NEW DELHI: Moody’s Investors Service on Thursday said India is likely continue to face challenges in raising longer-term growth potential and creating enough jobs for its young population in the absence of higher trade openness.
In its report on South Asia sovereigns, Moody’s said compared with other South Asian economies, India appears to be in a better position to deepen its integration in global value chains, attract FDI and increase exports.
The country has better macroeconomic fundamentals, more stable politics and a more developed export sector.
“Even so, India will likely face significant challenges in becoming more export-oriented. It will require the government to implement reforms to increase the country’s export competitiveness, which may also be politically difficult. For example, that would involve reducing protection of businesses that have benefited from decades of restrictive domestic trade policies, which have kept out foreign competition,” Moody’s said.
India’s recent policy choices have continued to constrain its ability to become more export-oriented, said the report titled ‘Low trade openness fuels vulnerability to shocks and curbs growth in the longer run’.
India has continued to adopt protectionist measures in recent years. The IMF found that between 2008 and 2019, India significantly raised its imports tariffs on agricultural goods and manufactured goods, while also actively using non-tariff measures. India has also declined to join two regional free trade agreements, the RCEP and CPTPP, it said.
“India will be more resilient to external shocks, but in the absence of higher trade openness, it would likely continue to face challenges in raising longer-term growth potential and creating enough jobs for its young and growing population,” Moody’s said.

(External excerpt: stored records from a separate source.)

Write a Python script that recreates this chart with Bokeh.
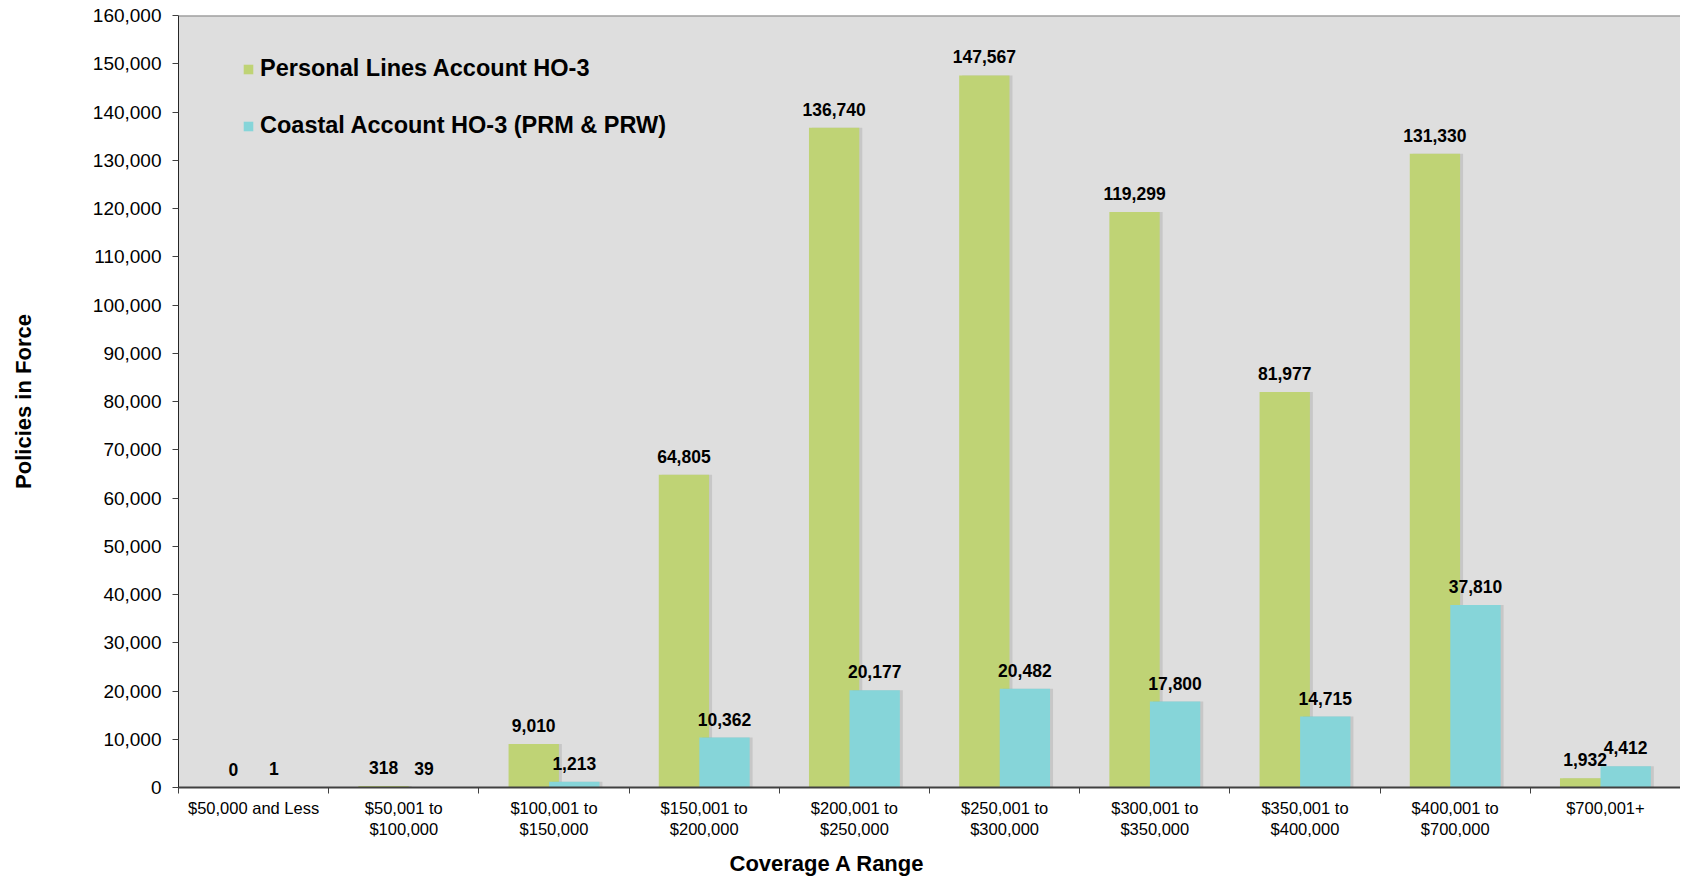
import numpy as np
from bokeh.plotting import figure
from bokeh.models import (ColumnDataSource, Range1d, FixedTicker, NumeralTickFormatter,
                          LabelSet, Legend, LegendItem, Span, Title)
from bokeh.core.properties import value
from bokeh.transform import dodge
from bokeh.embed import file_html
from bokeh.resources import INLINE

categories = ["$50,000 and Less", "$50,001 to\n$100,000", "$100,001 to\n$150,000",
              "$150,001 to\n$200,000", "$200,001 to\n$250,000", "$250,001 to\n$300,000",
              "$300,001 to\n$350,000", "$350,001 to\n$400,000", "$400,001 to\n$700,000",
              "$700,001+"]
personal = [0, 318, 9010, 64805, 136740, 147567, 119299, 81977, 131330, 1932]
coastal = [1, 39, 1213, 10362, 20177, 20482, 17800, 14715, 37810, 4412]
series_names = ["Personal Lines Account HO-3", "Coastal Account HO-3 (PRM & PRW)"]
y_ticks = list(range(0, 160001, 10000))

GREEN = "#BFD375"
CYAN = "#86D5D9"
FONT = "Liberation Sans"

n = len(categories)
centers = [i + 0.5 for i in range(n)]
src = ColumnDataSource(dict(
    x=centers,
    personal=personal,
    coastal=coastal,
    personal_lbl=[f"{v:,}" for v in personal],
    coastal_lbl=[f"{v:,}" for v in coastal],
))

p = figure(width=1680, height=882, output_backend="svg", toolbar_location=None,
           x_range=Range1d(0, n), y_range=Range1d(0, 160000),
           min_border_left=178, min_border_right=0, min_border_top=15, min_border_bottom=94)
p.background_fill_color = "#DEDEDE"
p.border_fill_color = "white"
p.outline_line_color = None
p.xgrid.visible = False
p.ygrid.visible = False

W = 0.335
OFF = 0.135
# subtle shadows
p.vbar(x=dodge("x", -OFF + 0.02, range=p.x_range), top="personal", width=W, bottom=0,
       source=src, fill_color="black", fill_alpha=0.10, line_color=None)
r1 = p.vbar(x=dodge("x", -OFF, range=p.x_range), top="personal", width=W, bottom=0,
            source=src, fill_color=GREEN, line_color=None)
p.vbar(x=dodge("x", OFF + 0.02, range=p.x_range), top="coastal", width=W, bottom=0,
       source=src, fill_color="black", fill_alpha=0.10, line_color=None)
r2 = p.vbar(x=dodge("x", OFF, range=p.x_range), top="coastal", width=W, bottom=0,
            source=src, fill_color=CYAN, line_color=None)

for fld, off in (("personal", -OFF), ("coastal", OFF)):
    p.add_layout(LabelSet(x=dodge("x", off, range=p.x_range), y=fld, text=fld + "_lbl",
                          source=src, text_align="center", text_baseline="alphabetic",
                          y_offset=12, text_font=value(FONT), text_font_style="bold",
                          text_font_size="17.5px", text_color="black"))

# top border
p.add_layout(Span(location=160000, dimension="width", line_color="#808080", line_width=2))

# x axis
xa = p.xaxis[0]
xa.ticker = FixedTicker(ticks=centers, minor_ticks=list(range(0, n + 1)))
xa.major_label_overrides = {c: lab for c, lab in zip(centers, categories)}
xa.major_tick_line_color = None
xa.minor_tick_out = 6
xa.minor_tick_in = 0
xa.minor_tick_line_color = "#404040"
xa.axis_line_color = "#404040"
xa.axis_line_width = 2
xa.major_label_text_font = FONT
xa.major_label_text_font_size = "16.5px"
xa.major_label_text_color = "black"
xa.major_label_standoff = 5

# y axis
ya = p.yaxis[0]
ya.ticker = FixedTicker(ticks=y_ticks)
ya.formatter = NumeralTickFormatter(format="0,0")
ya.major_tick_out = 6
ya.major_tick_in = 0
ya.minor_tick_line_color = None
ya.major_tick_line_color = "#404040"
ya.axis_line_color = "#262626"
ya.major_label_text_font = FONT
ya.major_label_text_font_size = "19px"
ya.major_label_text_color = "black"
ya.major_label_standoff = 11
ya.axis_label = "Policies in Force"
ya.axis_label_text_font = FONT
ya.axis_label_text_font_size = "22px"
ya.axis_label_text_font_style = "bold"
ya.axis_label_text_color = "black"
ya.axis_label_standoff = 54

p.add_layout(Title(text="Coverage A Range", align="left", offset=551, standoff=14,
                   text_font=FONT, text_font_size="22px", text_font_style="bold",
                   text_color="black"), "below")

legend = Legend(items=[LegendItem(label=series_names[0], renderers=[r1]),
                       LegendItem(label=series_names[1], renderers=[r2])],
                location=(64, 648), margin=0, padding=0, spacing=30,
                glyph_width=12, glyph_height=12, label_standoff=6,
                label_text_font=FONT, label_text_font_size="23.5px",
                label_text_font_style="bold", label_text_color="black",
                background_fill_alpha=0, border_line_color=None)
p.add_layout(legend)

open("out.html", "w").write(file_html(p, INLINE))
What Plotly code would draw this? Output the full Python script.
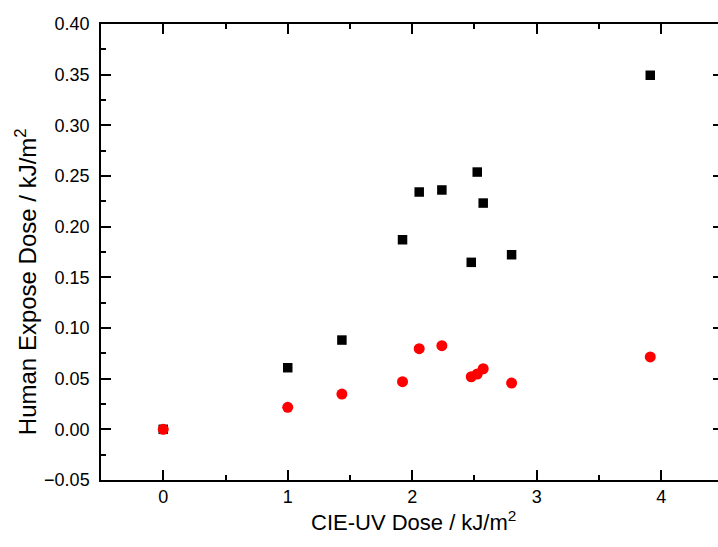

South Asia’s rated sovereigns – Bangladesh, India, Pakistan and Sri Lanka – have very low exports as a share of GDP, attract little foreign direct investment (FDI) and are not well integrated in global value chains.
“South Asia is operating at only one-third of its export potential, according to the World Bank, reflecting a largely inward-looking development strategy. Low levels of trade openness and FDI increase South Asia’s vulnerability to shocks and constrain longer-term growth prospects, which may also add to social risks,” Moody’s said.